* _The request_: Take the lines from the one with "Emit a Python" through the one with "ax = fig.add_axes([109", both ends kept, and reproduce them exactly without the pictures.

* _Given data_:
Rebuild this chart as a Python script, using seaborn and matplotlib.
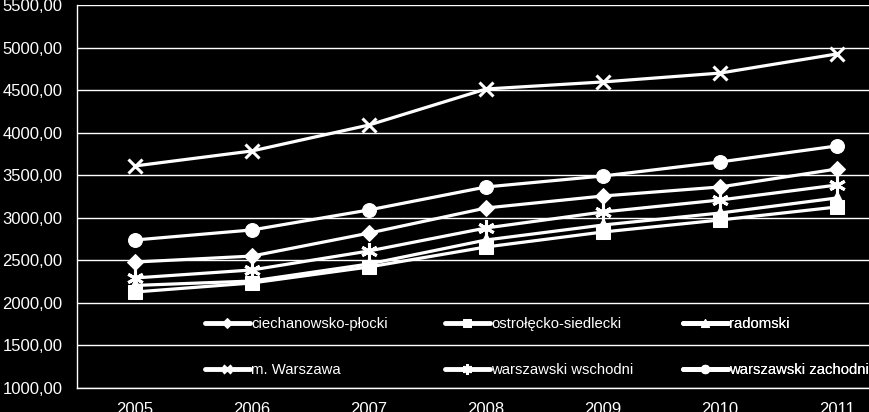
import matplotlib
matplotlib.use("Agg")
import matplotlib.pyplot as plt
import seaborn as sns
import pandas as pd
from matplotlib.ticker import FuncFormatter, FixedLocator

years = [2005, 2006, 2007, 2008, 2009, 2010, 2011]
ciechanowsko_plocki = [2480, 2550, 2820, 3115, 3256, 3362, 3573]
ostrolecko_siedlecki = [2128, 2234, 2422, 2657, 2833, 2974, 3127]
radomski = [2205, 2257, 2457, 2739, 2915, 3056, 3233]
m_warszawa = [3609, 3785, 4090, 4513, 4596, 4700, 4925]
warszawski_wschodni = [2293, 2387, 2610, 2880, 3068, 3209, 3385]
warszawski_zachodni = [2739, 2857, 3092, 3362, 3491, 3656, 3844]
series_names = ["ciechanowsko-płocki", "ostrołęcko-siedlecki", "radomski",
                "m. Warszawa", "warszawski wschodni", "warszawski zachodni"]
series_values = [ciechanowsko_plocki, ostrolecko_siedlecki, radomski,
                 m_warszawa, warszawski_wschodni, warszawski_zachodni]

sns.set_theme(style="dark")
plt.rcParams['font.family'] = ['Liberation Sans', 'DejaVu Sans']

styles = {
    "ciechanowsko-płocki": dict(marker="D", markersize=8.5),
    "ostrołęcko-siedlecki": dict(marker="s", markersize=9.5),
    "radomski": dict(marker="^", markersize=9.5),
    "m. Warszawa": dict(marker="x", markersize=10, markeredgewidth=2.2),
    "warszawski wschodni": dict(marker=(6, 2, 0), markersize=12, markeredgewidth=2.2),
    "warszawski zachodni": dict(marker="o", markersize=10),
}

fig = plt.figure(figsize=(8.69, 4.12), dpi=100, facecolor="black")
ax = fig.add_axes([76.5 / 869, 1 - 388 / 412, 819 / 869, 383 / 412])
ax.set_facecolor("black")

for name, vals in zip(series_names, series_values):
    df = pd.DataFrame({"year": years, "value": vals})
    st = styles[name]
    sns.lineplot(data=df, x="year", y="value", ax=ax, color="white", linewidth=2.3,
                 markeredgecolor="white", markerfacecolor="white", label=name, **st)

lines = ax.get_lines()
handles = {name: ln for name, ln in zip(series_names, lines)}
if ax.get_legend():
    ax.get_legend().remove()

ax.set_xlim(2004.5, 2011.5)
ax.set_ylim(1000, 5500)
ax.set_yticks([1000 + 500 * i for i in range(10)])
ax.yaxis.set_major_formatter(FuncFormatter(lambda v, p: f"{v:.2f}".replace(".", ",")))
ax.xaxis.set_major_locator(FixedLocator([y - 0.5 for y in years] + [2011.5]))
ax.xaxis.set_minor_locator(FixedLocator(years))
ax.xaxis.set_major_formatter(FuncFormatter(lambda v, p: ""))
ax.xaxis.set_minor_formatter(FuncFormatter(lambda v, p: str(int(round(v)))))
ax.tick_params(axis="x", which="major", length=6, width=1, color="white", direction="out")
ax.tick_params(axis="x", which="minor", length=0, labelsize=12, labelcolor="white", pad=10)
ax.tick_params(axis="y", length=7, width=1, color="white", labelsize=12,
               labelcolor="white", pad=3)
ax.grid(axis="y", color="white", linewidth=1)
ax.grid(axis="x", visible=False)
ax.set_xlabel("")
ax.set_ylabel("")
for s in ["top", "right"]:
    ax.spines[s].set_visible(False)
for s in ["left", "bottom"]:
    ax.spines[s].set_visible(True)
    ax.spines[s].set_color("white")
    ax.spines[s].set_linewidth(1)

cols = [["ciechanowsko-płocki", "m. Warszawa"],
        ["ostrołęcko-siedlecki", "warszawski wschodni"],
        ["radomski", "warszawski zachodni"]]
xs = [205, 445, 683]
for names, x in zip(cols, xs):
    leg = ax.legend([handles[n] for n in names], names, loc="upper left",
                    bbox_to_anchor=(x / 869, 1 - 317 / 412), bbox_transform=fig.transFigure,
                    frameon=False, fontsize=10.7, labelcolor="white", handlelength=3.0,
                    handletextpad=0.1, labelspacing=2.15, borderpad=0, borderaxespad=0,
                    markerscale=0.6)
    for lh in leg.get_lines():
        lh.set_linewidth(3.5)
    ax.add_artist(leg)

fig.savefig("out.png", dpi=100, facecolor="black")
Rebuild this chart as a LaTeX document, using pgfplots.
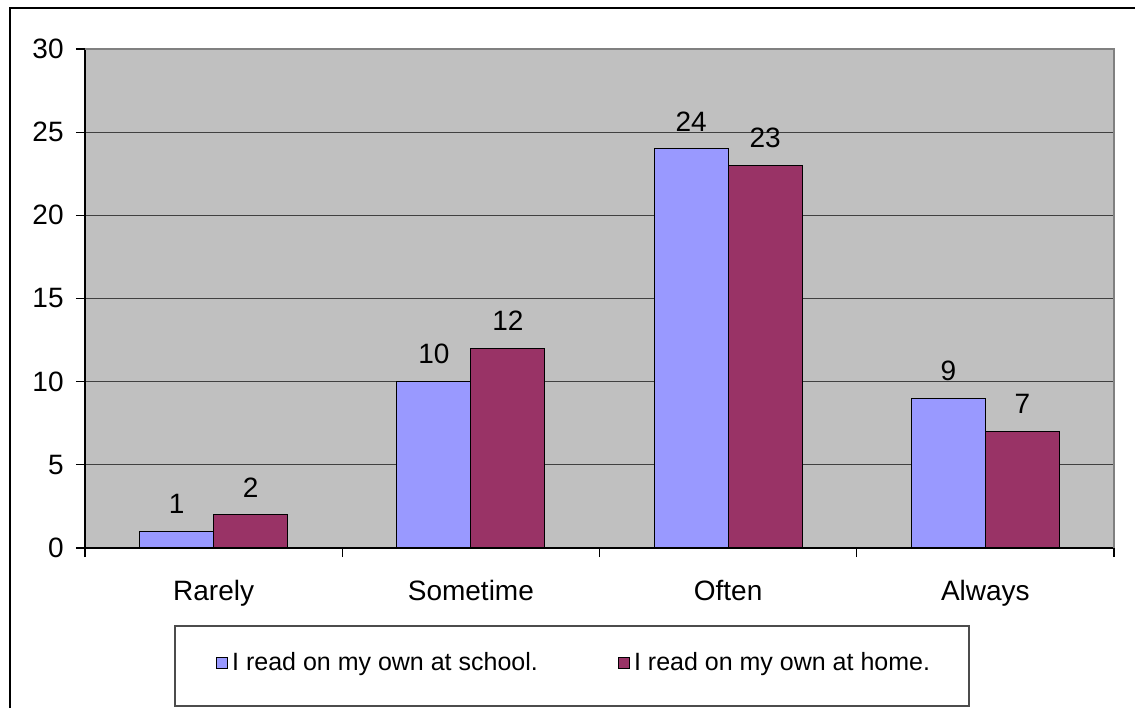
\documentclass[border=0pt]{standalone}
\usepackage{pgfplots}
\pgfplotsset{compat=1.18}
\usepackage{fontspec}
\setmainfont{Liberation Sans}
\definecolor{plotbg}{HTML}{C0C0C0}
\definecolor{sblue}{HTML}{9999FF}
\definecolor{smaroon}{HTML}{993366}
\definecolor{gridc}{HTML}{404040}
\begin{document}
\begin{tikzpicture}[font=\fontsize{14}{16}\selectfont]
\path[use as bounding box] (0,0) rectangle (567.5pt,354pt);
\draw[line width=1pt] (5pt,0pt) -- (5pt,350pt) -- (567.5pt,350pt);
\draw[line width=0.6pt, black!70] (87.5pt,1pt) rectangle (484.5pt,41pt);
\begin{axis}[
  at={(42.5pt,80pt)}, anchor=south west,
  scale only axis, width=514.5pt, height=249.5pt,
  clip=false,
  xmin=-0.5, xmax=3.5, ymin=0, ymax=30,
  ybar=0pt, bar width=37pt,
  axis lines*=left,
  axis line style={black, line width=0.6pt},
  axis background/.style={fill=plotbg},
  xtick={0,1,2,3},
  xticklabels={Rarely,Sometime,Often,Always},
  minor xtick={-0.5,0.5,1.5,2.5,3.5},
  major x tick style={draw=none},
  minor x tick style={black, line width=0.6pt},
  ytick={0,5,10,15,20,25,30},
  y tick style={black, line width=0.6pt},
  tick align=outside,
  major tick length=4.5pt, minor tick length=4.5pt,
  ymajorgrids,
  major grid style={gridc, line width=0.6pt},
  /pgf/number format/assume math mode=true,
  ticklabel style={font=\fontsize{14}{16}\selectfont},
  xticklabel style={inner sep=0pt, anchor=north, yshift=-11.5pt},
  yticklabel style={inner sep=0pt, anchor=east, xshift=-6pt},
  nodes near coords,
  nodes near coords style={font=\fontsize{14}{16}\selectfont, inner sep=0pt, anchor=south, yshift=8.5pt, black},
  legend columns=2,
  legend style={draw=none, fill=none, at={(axis description cs:0.4762,-0.2305)}, anchor=center,
    font=\fontsize{12.5}{14}\selectfont,
    nodes={inner sep=2pt},
    /tikz/every even column/.append style={column sep=38pt}},
  legend image code/.code={\draw[#1, draw=black, line width=0.6pt] (0pt,-2.75pt) rectangle (5.5pt,2.75pt);},
]
\addplot[fill=sblue, draw=black, line width=0.6pt] coordinates {(0,1) (1,10) (2,24) (3,9)};
\addplot[fill=smaroon, draw=black, line width=0.6pt] coordinates {(0,2) (1,12) (2,23) (3,7)};
\legend{I read on my own at school.,I read on my own at home.}
\draw[black!50, line width=0.6pt] (rel axis cs:0,1) -- (rel axis cs:1,1) -- (rel axis cs:1,0);
\end{axis}
\end{tikzpicture}
\end{document}
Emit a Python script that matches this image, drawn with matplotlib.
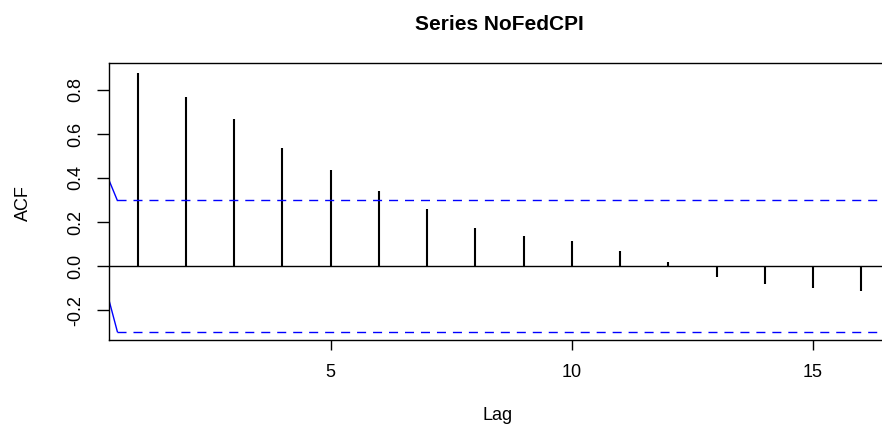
import matplotlib
matplotlib.use("Agg")
import matplotlib.pyplot as plt

plt.rcParams['font.family'] = ['Liberation Sans', 'DejaVu Sans']
plt.rcParams['axes.unicode_minus'] = False

# autocorrelations, lags 1..16
lags = list(range(1, 17))
acf = [0.879, 0.767, 0.667, 0.535, 0.436, 0.341, 0.258, 0.171,
       0.136, 0.114, 0.068, 0.017, -0.048, -0.083, -0.098, -0.114]
conf = 0.298
# the short solid blue pieces at the left edge of the (cropped) plot
edge_x = [0.407, 0.58]
edge_upper = [0.39, conf]
edge_lower = [-0.155, -conf]

yticks = [-0.2, 0.0, 0.2, 0.4, 0.6, 0.8]
ytick_labels = ['-0.2', '0.0', '0.2', '0.4', '0.6', '0.8']
xticks = [5, 10, 15]
xlim = (0.407, 16.43)
ylim = (-0.336, 0.921)

fig = plt.figure(figsize=(8.82, 4.25), dpi=100)
ax = fig.add_axes([109 / 882, 85 / 425, 1 - 109 / 882, (340 - 63.3) / 425])

ax.vlines(lags, 0, acf, color='black', lw=1.5)
ax.axhline(0, color='black', lw=1.0)
ax.plot([edge_x[1], xlim[1]], [conf, conf], color='blue', lw=1.0, dashes=(6.5, 5))
ax.plot([edge_x[1], xlim[1]], [-conf, -conf], color='blue', lw=1.0, dashes=(6.5, 5))
ax.plot(edge_x, edge_upper, color='blue', lw=1.0)
ax.plot(edge_x, edge_lower, color='blue', lw=1.0)

ax.set_xlim(*xlim)
ax.set_ylim(*ylim)
ax.set_xticks(xticks)
ax.set_xticklabels([str(t) for t in xticks], fontsize=13)
ax.set_yticks(yticks)
ax.set_yticklabels(ytick_labels, fontsize=13, rotation=90, va='center')
ax.tick_params(axis='x', length=7.5, width=1.0, pad=10)
ax.tick_params(axis='y', length=9, width=1.0, pad=9)
ax.spines['right'].set_visible(False)
for s in ['left', 'top', 'bottom']:
    ax.spines[s].set_linewidth(1.0)

fig.text(499 / 882, 1 - 24 / 425, 'Series NoFedCPI', ha='center', va='center',
         fontsize=15, fontweight='bold')
fig.text(498 / 882, 1 - 416 / 425, 'Lag', ha='center', va='center', fontsize=13)
fig.text(23.5 / 882, 1 - 203 / 425, 'ACF', ha='center', va='center', fontsize=13,
         rotation=90)

fig.savefig('out.png', dpi=100)
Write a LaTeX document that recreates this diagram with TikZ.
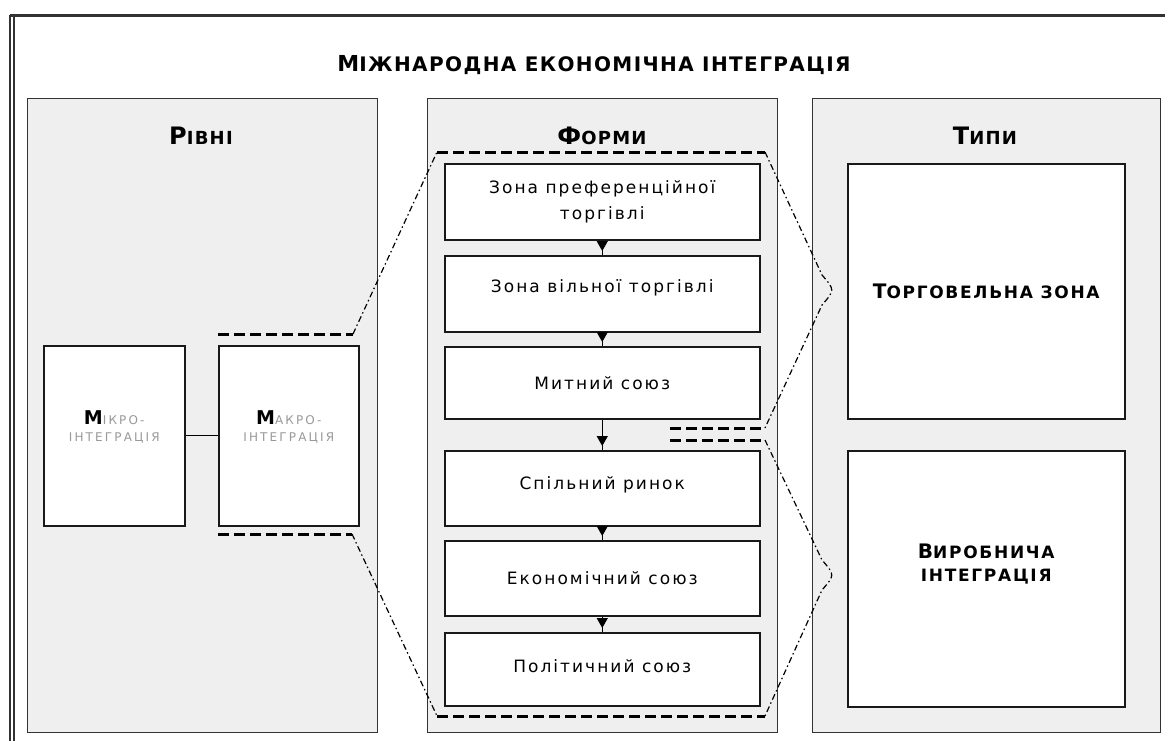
\documentclass[tikz,border=0pt]{standalone}
\usepackage{fontspec}
\setmainfont{DejaVu Sans}
\newfontfamily\boxfont{DejaVu Sans}[LetterSpace=12]
\newfontfamily\grayfont{DejaVu Sans}[LetterSpace=18]
\newfontfamily\capfont{DejaVu Sans Bold}[LetterSpace=7]
\newfontfamily\typefont{DejaVu Sans Bold}[LetterSpace=10]
\usetikzlibrary{arrows.meta}
\definecolor{panelfill}{HTML}{EFEFEF}
\definecolor{framecol}{HTML}{333333}
\newcommand\fsz[1]{\fontsize{#1}{#1}\selectfont}
\tikzset{
  panel/.style={draw=framecol, line width=1.4pt, fill=panelfill, inner sep=0pt, anchor=north west},
  ibox/.style={draw=black!90, line width=1.5pt, fill=white, inner sep=0pt, anchor=north west, align=center},
  formbox/.style={ibox, minimum width=315pt, font=\boxfont\fsz{17}},
  ptitle/.style={inner sep=0pt, font=\capfont},
  thickdash/.style={line width=3pt, dash pattern=on 11pt off 5pt},
  thindash/.style={line width=1.2pt, dash pattern=on 6pt off 3pt on 1.5pt off 3pt},
  flow/.style={line width=1.3pt, postaction={draw, -{Triangle[length=10pt,width=11pt]}, shorten >=4pt}},
  link/.style={line width=1.3pt}
}
\begin{document}
\begin{tikzpicture}[x=1pt,y=-1pt]
\useasboundingbox (0,0) rectangle (1165,740);
\clip (0,0) rectangle (1165,740);
\fill[white] (0,0) rectangle (1165,740);
% outer frame
\draw[line width=3pt, framecol] (10,15) -- (1170,15);
\draw[line width=1.5pt, framecol] (10,15) -- (10,745);
\draw[line width=1.5pt, framecol] (14,17) -- (14,745);
% title
\node[ptitle] (title) at (594,65) {{\fsz{22}М}{\fsz{20}ІЖНАРОДНА ЕКОНОМІЧНА ІНТЕГРАЦІЯ}};
% panels
\node[panel, minimum width=350pt, minimum height=634pt] (levels) at (27,98) {};
\node[panel, minimum width=350pt, minimum height=634pt] (forms) at (427,98) {};
\node[panel, minimum width=348pt, minimum height=634pt] (types) at (812,98) {};
\node[ptitle] (tlev) at (201,136) {{\fsz{24}Р}{\fsz{18}ІВНІ}};
\node[ptitle] (tfor) at (602,136) {{\fsz{24}Ф}{\fsz{18}ОРМИ}};
\node[ptitle] (ttyp) at (985,136) {{\fsz{24}Т}{\fsz{18}ИПИ}};
% levels
\node[ibox, minimum width=141pt, minimum height=180pt] (micro) at (43,345)
  {{\capfont\fsz{19}М}{\grayfont\fsz{12}\color{black!40}ІКРО-}\\[5pt]{\grayfont\fsz{12}\color{black!40}ІНТЕГРАЦІЯ}\\[8pt]};
\node[ibox, minimum width=140pt, minimum height=180pt] (macro) at (218,345)
  {{\capfont\fsz{19}М}{\grayfont\fsz{12}\color{black!40}АКРО-}\\[5pt]{\grayfont\fsz{12}\color{black!40}ІНТЕГРАЦІЯ}\\[8pt]};
\draw[link] (micro) -- (macro);
% forms
\node[formbox, minimum height=76pt] (f1) at (444,163) {Зона преференційної\\[9pt]торгівлі};
\node[formbox, minimum height=76pt] (f2) at (444,255) {Зона вільної торгівлі\\[-1pt]};
\node[formbox, minimum height=72pt] (f3) at (444,346) {Митний союз};
\node[formbox, minimum height=75pt] (f4) at (444,450) {Спільний ринок\\[-7pt]};
\node[formbox, minimum height=75pt] (f5) at (444,540) {Економічний союз};
\node[formbox, minimum height=73pt] (f6) at (444,632) {Політичний союз\\[-11pt]};
\draw[flow] (f1.south) -- (f2.north);
\draw[flow] (f2.south) -- (f3.north);
\draw[flow] (f3.south) -- (f4.north);
\draw[flow] (f4.south) -- (f5.north);
\draw[flow] (f5.south) -- (f6.north);
% types
\node[ibox, minimum width=277pt, minimum height=255pt] (trade) at (847,163)
  {\typefont{\fsz{20}Т}{\fsz{17}ОРГОВЕЛЬНА ЗОНА}};
\node[ibox, minimum width=277pt, minimum height=256pt] (prod) at (847,450)
  {\typefont{\fsz{20}В}{\fsz{17}ИРОБНИЧА}\\[10pt]\typefont\fsz{17}ІНТЕГРАЦІЯ\\[20pt]};
% dashed outlines
\coordinate (lu1) at (218,334);
\coordinate (lu2) at (353,334);
\coordinate (ld1) at (218,534);
\coordinate (ld2) at (352,534);
\coordinate (tl) at (437,152);
\coordinate (tr) at (765,152);
\coordinate (bl) at (437,716);
\coordinate (br) at (765,716);
\coordinate (m1l) at (670,428);
\coordinate (m1r) at (765,428);
\coordinate (m2l) at (670,440);
\coordinate (m2r) at (765,440);
\draw[thickdash] (lu1) -- (lu2);
\draw[thickdash] (ld1) -- (ld2);
\draw[thickdash] (tl) -- (tr);
\draw[thickdash] (bl) -- (br);
\draw[thickdash] (m1l) -- (m1r);
\draw[thickdash] (m2l) -- (m2r);
\draw[thindash] (lu2) -- (tl);
\draw[thindash] (ld2) -- (bl);
\draw[thindash] (tr) -- (822,275) .. controls (835,290) .. (822,305) -- (m1r);
\draw[thindash] (m2r) -- (822,560) .. controls (835,575) .. (822,590) -- (br);
\end{tikzpicture}
\end{document}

* _Task result_:
Emit a Python script that matches this image, drawn with matplotlib.
import matplotlib
matplotlib.use("Agg")
import matplotlib.pyplot as plt

plt.rcParams['font.family'] = ['Liberation Sans', 'DejaVu Sans']
plt.rcParams['axes.unicode_minus'] = False

# autocorrelations, lags 1..16
lags = list(range(1, 17))
acf = [0.879, 0.767, 0.667, 0.535, 0.436, 0.341, 0.258, 0.171,
       0.136, 0.114, 0.068, 0.017, -0.048, -0.083, -0.098, -0.114]
conf = 0.298
# the short solid blue pieces at the left edge of the (cropped) plot
edge_x = [0.407, 0.58]
edge_upper = [0.39, conf]
edge_lower = [-0.155, -conf]

yticks = [-0.2, 0.0, 0.2, 0.4, 0.6, 0.8]
ytick_labels = ['-0.2', '0.0', '0.2', '0.4', '0.6', '0.8']
xticks = [5, 10, 15]
xlim = (0.407, 16.43)
ylim = (-0.336, 0.921)

fig = plt.figure(figsize=(8.82, 4.25), dpi=100)
ax = fig.add_axes([109 / 882, 85 / 425, 1 - 109 / 882, (340 - 63.3) / 425])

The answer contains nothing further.